The air i felt when cleaning was coming in the combustion air pipe. Not from the top of the stove where i assume exhaust exits.
 
I measured the pipe at the T this morning. It is 5". The label calls it an "increaser".

What causes black soot on the glass? Sometines it burns without producing this soot, other times its pretty sooty. Pellet differences? Air leak? Door latches quite snugly, but i havent done a test with a piece of paper to see if it is snug throughout the whole gasketed area
 
You have a 3 to 4 adapter T with 4 inch going through the wall. What does that go into? Black soot on the glass is going to be low combustion air or crappy smoldering pellets.
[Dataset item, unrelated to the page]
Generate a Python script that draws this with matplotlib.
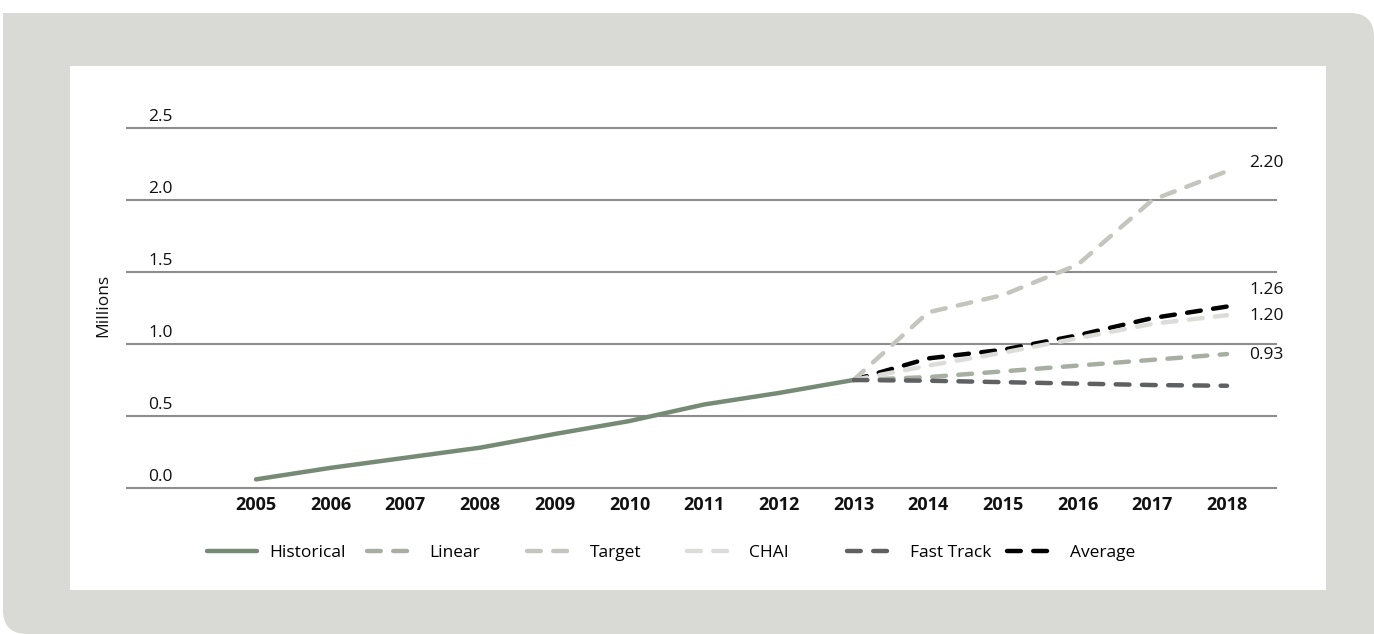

Is the ash that’s building up in the burn pot gray or black? If it’s building up ash you’re going to have to pull the draft out further. Last winter the pellets in our area were so crappy I didn’t know anyone that wasn’t having problems. I was setting drafts at .15 and burn pots were still getting congested. In your video your fire looks perfect. Does the burn pot eventually start building up dark heavy ash?